Politics and the Professional Mindset

 

Candidates for office in all lands and in every century make the same promise to the voters they hope to attract:

The Great Exception

The Great Exception

 

I will get you what you want and it will cost you nothing.

 

“Want your job back? A free college education? No problem. I’ll get it for you.”

Something for nothing is the offer a drug dealer makes to an addict or a mother provides for an infant.

In the grownup world, something for nothing does not exist. Yet politicians sell it to us, and we fall for it every time. Why?

The amateur, the infant, and the addict operate out of the identical mindset. Each looks to others—specifically others perceived to be more powerful or capable—to supply their needs or solve their problems without pain, effort, or risk.

 

I will get you what you want and it will cost you nothing.

 

The candidate for office adds two particularly pernicious corollaries to this proposal.

 

The straits in which you find yourself are not your fault. You are blameless. You were duped and betrayed by (insert Vulnerable Minority here), upon whom you shall now, by my agency, wreak your vengeance.

 

And

 

You need pay nothing for the solution to your problem. We will take the money from (insert Affluent Minority here.)

 

Why am I bringing this up? It’s not a rant, really. My aim is to contrast the amateur/addict/infant mindset to the mindset of the professional—whether she be an artist, an entrepreneur, a mother, a student, whatever.
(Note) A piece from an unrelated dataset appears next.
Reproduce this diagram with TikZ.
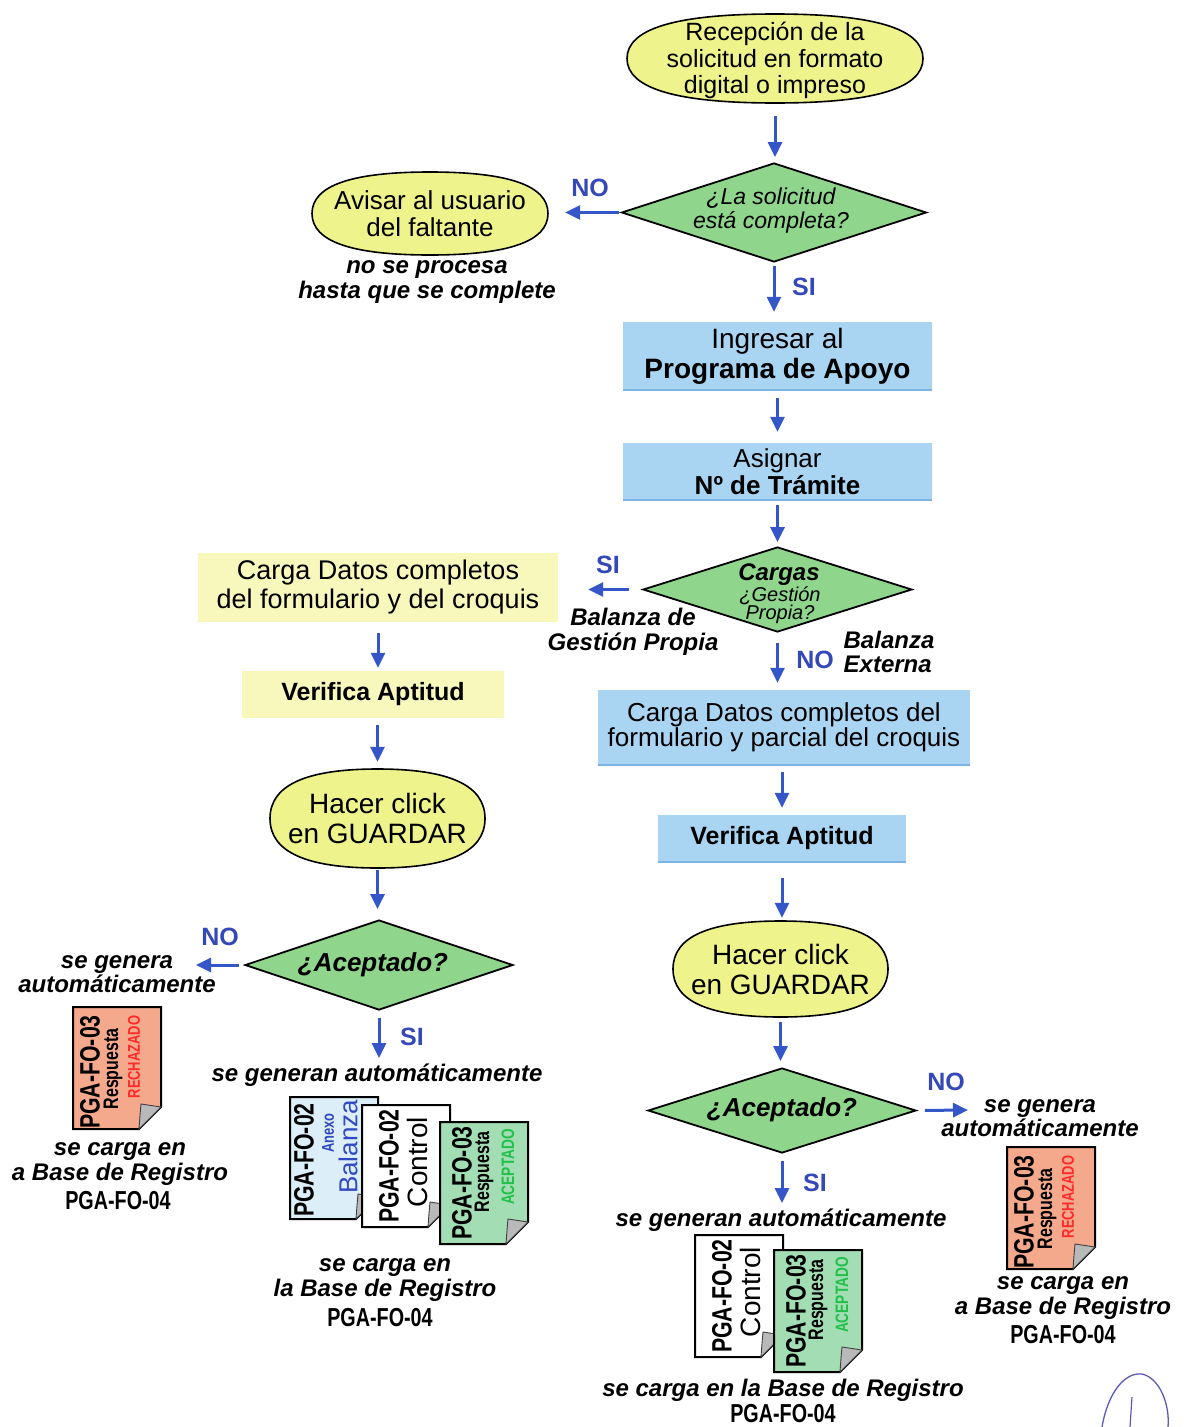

The professional and the entrepreneur start from the following assumption (I’m borrowing from Dan Sullivan of Strategic Coach here):

 

I will expect no opportunity and no remuneration until I have first created value for someone else.

 

I was watching a terrific PBS “American Masters” documentary about David Geffen, who rose from humble beginnings (in Brooklyn, natch) to become a legend in the entertainment biz and a renowned philanthropist. When he was a boy, David was offered the following piece of wisdom by his mother:

 

You’d better learn to like to work, because we have no money and you’re going to be working for the rest of your life.

 

Another authority figure once made a similar statement to a pair of innocents under His care:

 

And unto Adam he said, Because thou hast hearkened unto the voice of thy wife, and hast eaten of the tree, of which I commanded thee, saying, Thou shalt not eat of it: cursed is the ground for thy sake; in sorrow shalt thou eat of it all the days of thy life; Thorns also and thistles shall it bring forth to thee; and thou shalt eat the herb of the field; In the sweat of thy face shalt thou eat bread, till thou return unto the ground; for out of it wast thou taken: for dust thou art, and unto dust shalt thou return.

 

The professional is immune to politician-type promises, whether they come to her from the outside or from within her own head. She recognizes them for what they are.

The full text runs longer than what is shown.